The People of Canyon de Chelly

Though the stunning sheer red cliffs of Canyon de Chelly are easily the national monument’s most spectacular feature, the area was set aside for its importance to the study of prehistoric peoples in the Southwest. The architecture, tools, clothing, ceramics, and other decorative or useful objects found here contain a comprehensive record of many hundreds of years of human activity.

Nothing was known about the ancient culture sheltered here until archeologists began piecing together the information gleaned from Canyon de Chelly’s many ruins and burials. Their story survived because these people lived in a physical environment that posed a minimal threat to normally fragile remains.

Wherever the remains of ancient man occur in the open, building ruins and some objects of stone, bone, and pottery survive, but those of wood and fiber disappear completely. Most of what we know about peoples from the dim past thus comes from materials that have been buried and protected. For the archeologist there are few better sources of information than formal burials, which often contain extensive offerings, and situations like those at Canyon de Chelly and Canyon del Muerto, where sites served as dwelling places for long periods of time and the steady accumulation of refuse buried layers of cultural debris.

The extremely arid conditions in the caves of these canyons offered additional protection. The climate here is so dry that human burials are perfectly preserved as natural mummies or desiccated bodies (there being no attempt at artificial preservation by these people), and such fragile buried objects as baskets more than a thousand years old are in good condition.

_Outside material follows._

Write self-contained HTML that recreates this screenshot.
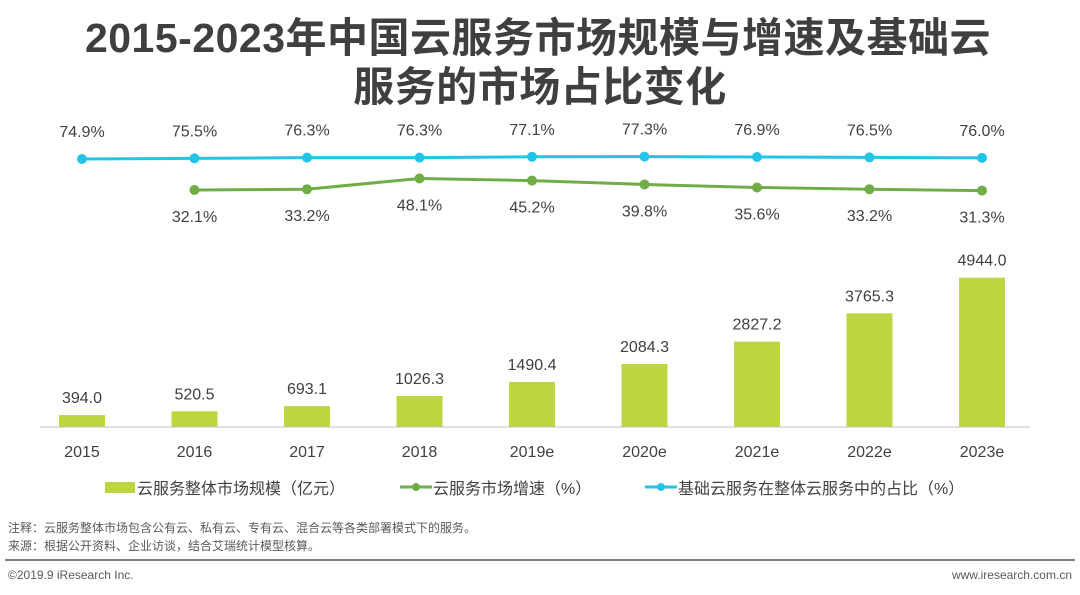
<!DOCTYPE html>
<html><head><meta charset="utf-8"><style>
body{margin:0;background:#fff;}
svg text{font-family:"Liberation Sans","Noto Sans CJK SC",sans-serif;}
</style></head><body>
<svg width="1080" height="590" viewBox="0 0 1080 590">
<text x="538" y="52" text-anchor="middle" font-size="41" font-weight="bold" fill="#3f3f3f" letter-spacing="0.5">2015-2023年中国云服务市场规模与增速及基础云</text>
<text x="540" y="101" text-anchor="middle" font-size="41" font-weight="bold" fill="#3f3f3f" letter-spacing="0.5">服务的市场占比变化</text>
<g id="plot"></g>
<line x1="40" y1="427" x2="1030" y2="427" stroke="#bfbfbf" stroke-width="1"/>
<g font-size="16" fill="#404040">
<rect x="105" y="482" width="30" height="11" fill="#bcd63f"/>
<text x="137" y="494">云服务整体市场规模（亿元）</text>
<line x1="400" y1="487" x2="432" y2="487" stroke="#70ad47" stroke-width="3"/>
<circle cx="416" cy="487" r="4" fill="#70ad47"/>
<text x="433" y="494">云服务市场增速（%）</text>
<line x1="645" y1="487" x2="677" y2="487" stroke="#22c5e8" stroke-width="3"/>
<circle cx="661" cy="487" r="4" fill="#22c5e8"/>
<text x="678" y="494">基础云服务在整体云服务中的占比（%）</text>
</g>
<text x="8" y="532" font-size="12" fill="#595959">注释：云服务整体市场包含公有云、私有云、专有云、混合云等各类部署模式下的服务。</text>
<text x="8" y="550" font-size="12" fill="#595959">来源：根据公开资料、企业访谈，结合艾瑞统计模型核算。</text>
<line x1="5" y1="560" x2="1075" y2="560" stroke="#7f7f7f" stroke-width="2"/>
<text x="8" y="579" font-size="12" fill="#595959">©2019.9 iResearch Inc.</text>
<text x="1072" y="579" font-size="12" fill="#595959" text-anchor="end">www.iresearch.com.cn</text>
</svg>
<script>
const categories=["2015","2016","2017","2018","2019e","2020e","2021e","2022e","2023e"];
const marketSize=[394.0,520.5,693.1,1026.3,1490.4,2084.3,2827.2,3765.3,4944.0];
const growth=[null,32.1,33.2,48.1,45.2,39.8,35.6,33.2,31.3];
const share=[74.9,75.5,76.3,76.3,77.1,77.3,76.9,76.5,76.0];
const NS="http://www.w3.org/2000/svg";
const g=document.getElementById('plot');
const xPos=i=>82+i*112.5;
const yBar=v=>427-v*0.0302;
const yShare=v=>159-(v-74.9)*1.0;
const yGrowth=v=>190-(v-32.1)*0.72;
function mk(t,a){const e=document.createElementNS(NS,t);for(const k in a)e.setAttribute(k,a[k]);g.appendChild(e);return e;}
categories.forEach((c,i)=>{
 const x=xPos(i),v=marketSize[i];
 const r=mk('rect',{x:x-23,y:yBar(v),width:46,height:427-yBar(v),fill:'#bcd63f'});
 
 
 const t=mk('text',{x:x,y:yBar(v)-12,'text-anchor':'middle','font-size':16,fill:'#404040'});
 t.textContent=v.toFixed(1);
 
 
 const l=mk('text',{x:x,y:457,'text-anchor':'middle','font-size':16,fill:'#404040'});
 l.textContent=c;
 
 
});
function line(vals,yf,color,name,above){
 const pts=[];vals.forEach((v,i)=>{if(v!==null)pts.push([xPos(i),yf(v),v,i]);});
 const p=mk('polyline',{points:pts.map(p=>p[0]+','+p[1]).join(' '),fill:'none',stroke:color,'stroke-width':3});
 
 
 pts.forEach(q=>{
  const c=mk('circle',{cx:q[0],cy:q[1],r:5,fill:color});
  
  
  const t=mk('text',{x:q[0],y:above?q[1]-22:q[1]+32,'text-anchor':'middle','font-size':16,fill:'#404040'});
  t.textContent=q[2].toFixed(1)+'%';
  
  
 });
}
line(share,yShare,'#22c5e8','share',true);
line(growth,yGrowth,'#70ad47','growth',false);
</script>
</body></html>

The people who lived at Canyon de Chelly in prehistoric times are today called the Anasazi, a Navajo word meaning “old people.” These people were the ancestors of modern Pueblo Indians, and they lived in the vicinity of northern Arizona and New Mexico, southwestern Colorado, and southeastern Utah from about the beginning of the Christian era to the end of the 13th century. Over most of that period they lived in these canyons. Before they learned to build in the cliffs they located and constructed their houses much differently. But the canyons always sheltered them, and their homes, their dead, and their debris tell us how it was with these people from the beginning to the end of their time here.

These bone tools were used to work leather and weave baskets.

THE ANASAZI

Early man, a nomadic hunter of big-game animals, came to the Americas from Asia over the Bering Strait some time between 20,000 and 15,000 B.C. Thousands of years later, after the big animals had become extinct, larger bands of hunters and gatherers preyed on game animals of species still living today. Still later, groups began to settle in favorable areas and to grow maize (corn), which reached them from more complex cultures in what is now Mexico. From this time on, the spread and development of prehistoric Indian cultures in the northern Southwest can be traced in increasing detail.